3. It can crush creativity.
4. It can crowd out good behavior.
5. It can encourage cheating, shortcuts, and unethical behavior.
6. It can become addictive.
7. It can foster short-term thinking.
In 2015, Google published a list of the five traits that its most successful teams share. First among them was "psychological safety." The term was coined by Harvard Business School professor Amy Edmondson.
Edmondson’s TEDx talk goes into detail, outlining these three paths:
Frame work as learning problems, as opposed to execution problems.
Acknowledge your own fallibility.
Model curiosity by asking a lot of questions.
As an employee, start keeping a work journal. When you’re feeling frustrated, write it down. When you see unacceptable behavior, write it down. When things go great, write that down too. Encourage co-workers to do the same. Management (at all levels) needs a clear and complete picture of what’s going on if they’re going to be able to take action. There’s strength in numbers.

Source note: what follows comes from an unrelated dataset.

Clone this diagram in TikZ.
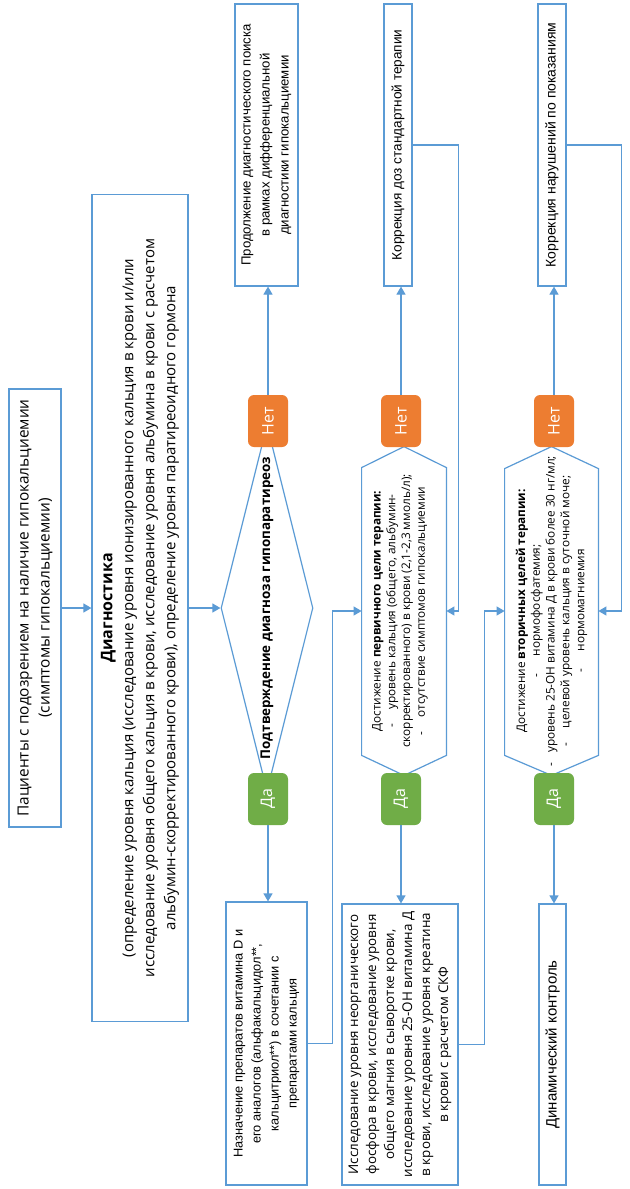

The bosses can’t continue to look away if they get complaints from everyone who works for a particular manager. A work journal of mine proved very useful in a bad situation along while ago when I was having trouble with an FBM.
And if all else fails… sashay away. We give (yes, it’s voluntary) a significant percentage of our lives to work. We all deserve not to be miserable there. There are a million jobs out there….
I spent the past two weeks out in the desert for my 11th burn and I often look to Burning Man’s “10 Principles” as a guidepost and I speak about this in another presentation I give called “What Burning Man Taught Me About Belonging”. To me, they are words to live by, and not just when you’re in the desert with 80,000 strangers.
Here are seven of the 10 principles I think can be applied to improving workplace culture.
Anyone may be a part of Burning Man.
We must welcome everyone into the workplace. Our diversity is our greatest strength.
Burning Man encourages the individual to discover, exercise and rely on his or her inner resources.
In the workplace, we need to feel encouraged to let creativity in. Multiple ideas bring multiple solutions.
Radical self-expression arises from the unique gifts of the individual.
This one may be a tough sell (your bare feet and pink mohawk won’t fly at a more conservative company), but we should all still feel like ourselves, even at work. You shouldn’t feel like your work persona is a lie.
Our community values creative cooperation and collaboration.
Work should feel like a community. Everyone has a unique role, and we’re all there to get the overall job done.
The value of civil society and responsibility for each other and our welfare.
Using the workplace as a metaphor for society, this concept spotlights individual responsibility. Own your actions and words.
We achieve being through doing. Everyone is invited to work. Everyone is invited to play.
In the ideal workplace, people feel encouraged to bring an attitude of play and creativity. When they know they are valued and creativity is rewarded, ideas can flow.
Overcoming barriers that stand between us, our inner selves, participation, and contact with our natural world.
In the workplace, this means speaking up to solve problems today, not letting them fester. The longer people stay silent about a toxic manager or co-worker, the worse it gets for everyone.
The difference between working in and perpetuating a fear-based workplace or a trust-based workplace is something each of us as individuals have a choice about, the power to change and actions to take. If not now, when, if not whom, well, to me it is up to all of us to bring change in what we choose to accept, walk away from, and influence.